A Comprehensive Study of Multimodal Large Language Models for Image Quality Assessment
Tianhe Wu, Kede Ma, Jie Liang, Yujiu Yang, Lei Zhang
TL;DR
This work systematically investigates prompting Multimodal Large Language Models (MLLMs) for Image Quality Assessment (IQA) by pairing psychophysics-inspired testing methods with NLP prompting strategies, and introduces a difficult-sample selection procedure using expert IQA models as proxies. It evaluates three open-source and one closed-source MLLM across full-reference and no-reference IQA tasks over multiple visual attributes, revealing that GPT-4V generally provides the strongest alignment with human perception, but struggles with fine-grained color differences and multi-image comparisons. Open-source MLLMs require model-specific prompting to approach IQA performance, and chain-of-thought prompting offers notable gains for GPT-4V, suggesting that IQA benefits from integrating perceptual analysis into broader reasoning tasks. The study highlights the need for prompt optimization and cautious interpretation of open-model capabilities, while proposing a practical sampling framework to efficiently stress-test MLLMs on IQA benchmarks.
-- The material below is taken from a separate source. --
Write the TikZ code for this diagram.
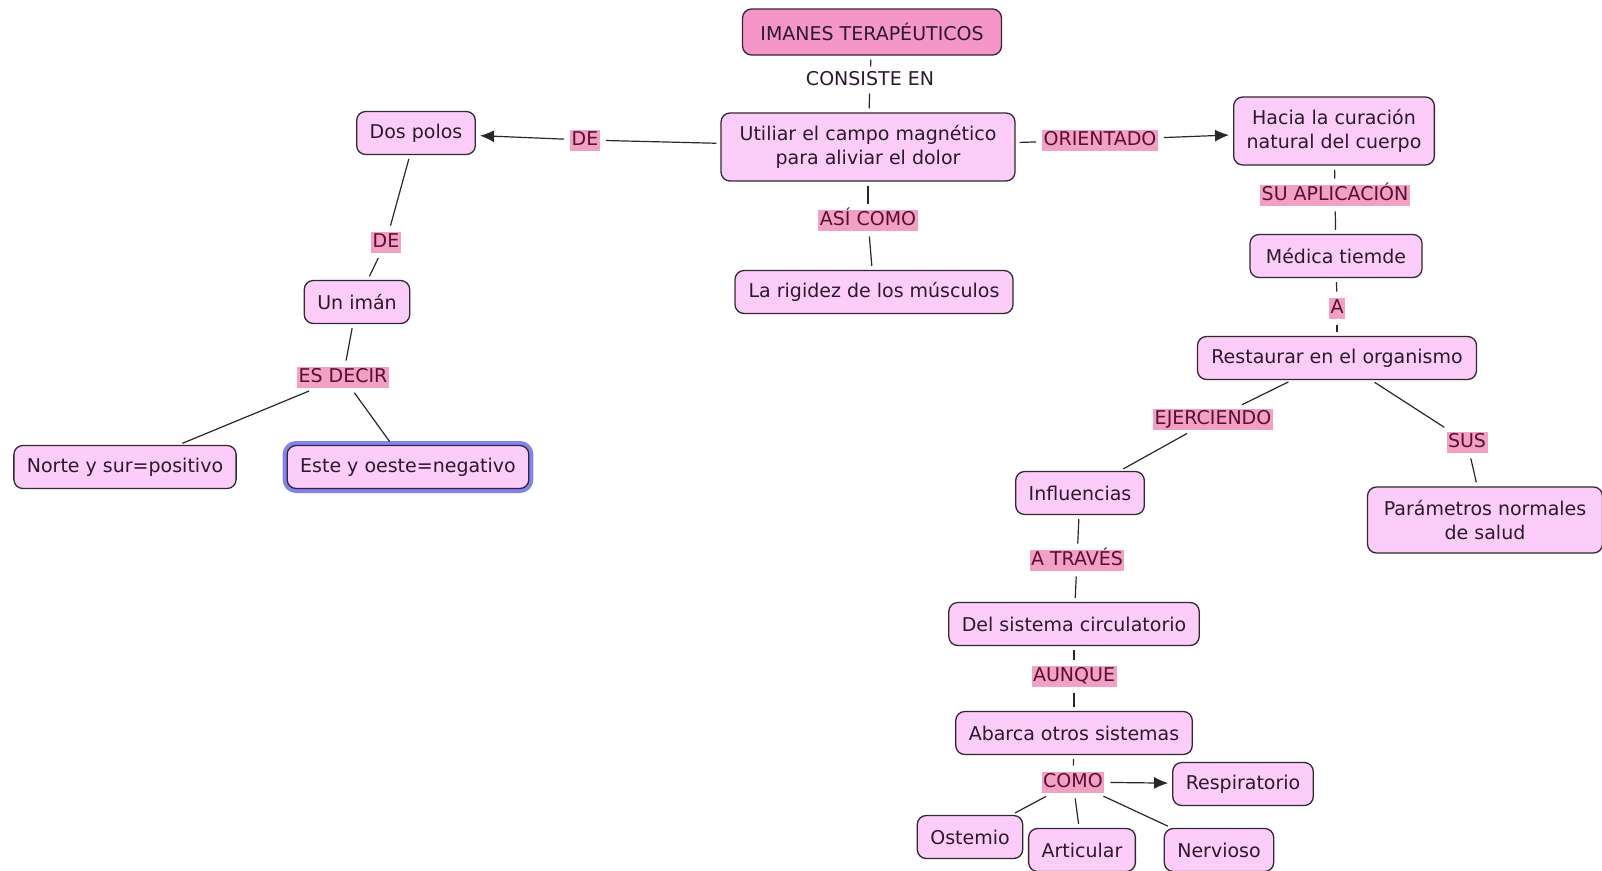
\documentclass[tikz,border=0pt]{standalone}
\usepackage{fontspec}
\setmainfont{DejaVu Sans}
\usetikzlibrary{arrows.meta}
\definecolor{nodefill}{RGB}{252,205,248}
\definecolor{titlefill}{RGB}{244,150,200}
\definecolor{linkfill}{RGB}{242,160,196}
\definecolor{bordercol}{RGB}{50,40,50}
\definecolor{textcol}{RGB}{45,25,45}
\definecolor{linktext}{RGB}{90,15,50}
\definecolor{glowcol}{RGB}{130,130,240}
\definecolor{linecol}{RGB}{40,40,40}
\tikzset{
  concept/.style={rectangle, rounded corners=9pt, draw=bordercol, line width=1.3pt, fill=nodefill,
    text=textcol, font=\fontsize{19}{23.5}\selectfont, inner xsep=13pt, inner ysep=4pt,
    minimum height=43pt, align=center},
  twoline/.style={concept, minimum height=68pt},
  titlebox/.style={concept, fill=titlefill},
  linkbox/.style={rectangle, fill=linkfill, text=linktext, font=\fontsize{19}{23}\selectfont,
    inner xsep=1.5pt, inner ysep=1.5pt, text height=14.5pt, text depth=3.5pt, outer sep=2pt},
  plainlink/.style={linkbox, fill=none, text=textcol, outer sep=-1pt},
  conn/.style={draw=linecol, line width=1.2pt, shorten <=4pt, shorten >=4pt},
  arr/.style={conn, -{Latex[length=14pt,width=12pt]}},
  glow/.style={preaction={draw=glowcol, line width=9pt}}
}
\begin{document}
\begin{tikzpicture}[x=1pt,y=-1pt]
\useasboundingbox[fill=white] (0,0) rectangle (1602,870);
% nodes
\node[titlebox, minimum width=259pt, minimum height=46pt] (title) at (872,32) {IMANES TERAPÉUTICOS};
\node[plainlink] (consiste) at (870,80) {CONSISTE EN};
\node[twoline, minimum width=294pt] (utiliar) at (868,147) {Utiliar el campo magnético\\para aliviar el dolor};
\node[linkbox] (asi) at (868,220) {ASÍ COMO};
\node[concept, minimum width=278pt] (rigidez) at (874,292) {La rigidez de los músculos};
\node[linkbox] (de1) at (585,140) {DE};
\node[concept] (dospolos) at (416,133) {Dos polos};
\node[linkbox] (de2) at (386,242) {DE};
\node[concept] (iman) at (357,302) {Un imán};
\node[linkbox] (esdecir) at (343,377) {ES DECIR};
\node[concept] (norte) at (125,467) {Norte y sur=positivo};
\node[concept, glow, minimum width=236pt] (este) at (408,467) {Este y oeste=negativo};
\node[linkbox] (orientado) at (1100,140) {ORIENTADO};
\node[twoline, minimum width=200pt] (hacia) at (1334,131) {Hacia la curación\\natural del cuerpo};
\node[linkbox] (suapl) at (1335,195) {SU APLICACIÓN};
\node[concept, minimum width=172pt] (medica) at (1336,256) {Médica tiemde};
\node[linkbox] (a) at (1337,308) {A};
\node[concept, minimum width=279pt] (restaurar) at (1337,358) {Restaurar en el organismo};
\node[linkbox] (ejerciendo) at (1213,419) {EJERCIENDO};
\node[linkbox] (sus) at (1467,442) {SUS\ };
\node[twoline, minimum width=235pt, minimum height=66pt] (parametros) at (1485,520) {Parámetros normales\\de salud};
\node[concept] (influencias) at (1080,493) {Influencias};
\node[linkbox] (atraves) at (1077,560) {A TRAVÉS};
\node[concept] (delsistema) at (1074,624) {Del sistema circulatorio};
\node[linkbox] (aunque) at (1074,676) {AUNQUE};
\node[concept] (abarca) at (1074,733) {Abarca otros sistemas};
\node[linkbox] (como) at (1073,782) {COMO};
\node[concept] (respiratorio) at (1243,784) {Respiratorio};
\node[concept] (ostemio) at (970,837) {Ostemio};
\node[concept] (articular) at (1082,850) {Articular};
\node[concept] (nervioso) at (1219,850) {Nervioso};
% connectors
\draw[conn] (title) -- (consiste);
\draw[conn] (consiste) -- (utiliar);
\draw[conn] (utiliar) -- (asi);
\draw[conn] (asi) -- (rigidez);
\draw[conn] (utiliar) -- (de1);
\draw[arr] (de1) -- (dospolos);
\draw[conn] (dospolos) -- (de2);
\draw[conn] (de2) -- (iman);
\draw[conn] (iman) -- (esdecir);
\draw[conn] (esdecir) -- (norte);
\draw[conn] (esdecir) -- (este);
\draw[conn] (utiliar) -- (orientado);
\draw[arr] (orientado) -- (hacia);
\draw[conn] (hacia) -- (suapl);
\draw[conn] (suapl) -- (medica);
\draw[conn] (medica) -- (a);
\draw[conn] (a) -- (restaurar);
\draw[conn] (restaurar) -- (ejerciendo);
\draw[conn] (ejerciendo) -- (influencias);
\draw[conn] (restaurar) -- (sus);
\draw[conn] (sus) -- (parametros);
\draw[conn] (influencias) -- (atraves);
\draw[conn] (atraves) -- (delsistema);
\draw[conn] (delsistema) -- (aunque);
\draw[conn] (aunque) -- (abarca);
\draw[conn] (abarca) -- (como);
\draw[arr] (como) -- (respiratorio);
\draw[conn] (como) -- (ostemio);
\draw[conn] (como) -- (articular);
\draw[conn] (como) -- (nervioso);
\end{tikzpicture}
\end{document}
These findings inform future directions in using MLLMs for interpretable, text-driven IQA and model evaluation.
Abstract
While Multimodal Large Language Models (MLLMs) have experienced significant advancement in visual understanding and reasoning, their potential to serve as powerful, flexible, interpretable, and text-driven models for Image Quality Assessment (IQA) remains largely unexplored. In this paper, we conduct a comprehensive and systematic study of prompting MLLMs for IQA. We first investigate nine prompting systems for MLLMs as the combinations of three standardized testing procedures in psychophysics (i.e., the single-stimulus, double-stimulus, and multiple-stimulus methods) and three popular prompting strategies in natural language processing (i.e., the standard, in-context, and chain-of-thought prompting). We then present a difficult sample selection procedure, taking into account sample diversity and uncertainty, to further challenge MLLMs equipped with the respective optimal prompting systems. We assess three open-source and one closed-source MLLMs on several visual attributes of image quality (e.g., structural and textural distortions, geometric transformations, and color differences) in both full-reference and no-reference scenarios. Experimental results show that only the closed-source GPT-4V provides a reasonable account for human perception of image quality, but is weak at discriminating fine-grained quality variations (e.g., color differences) and at comparing visual quality of multiple images, tasks humans can perform effortlessly.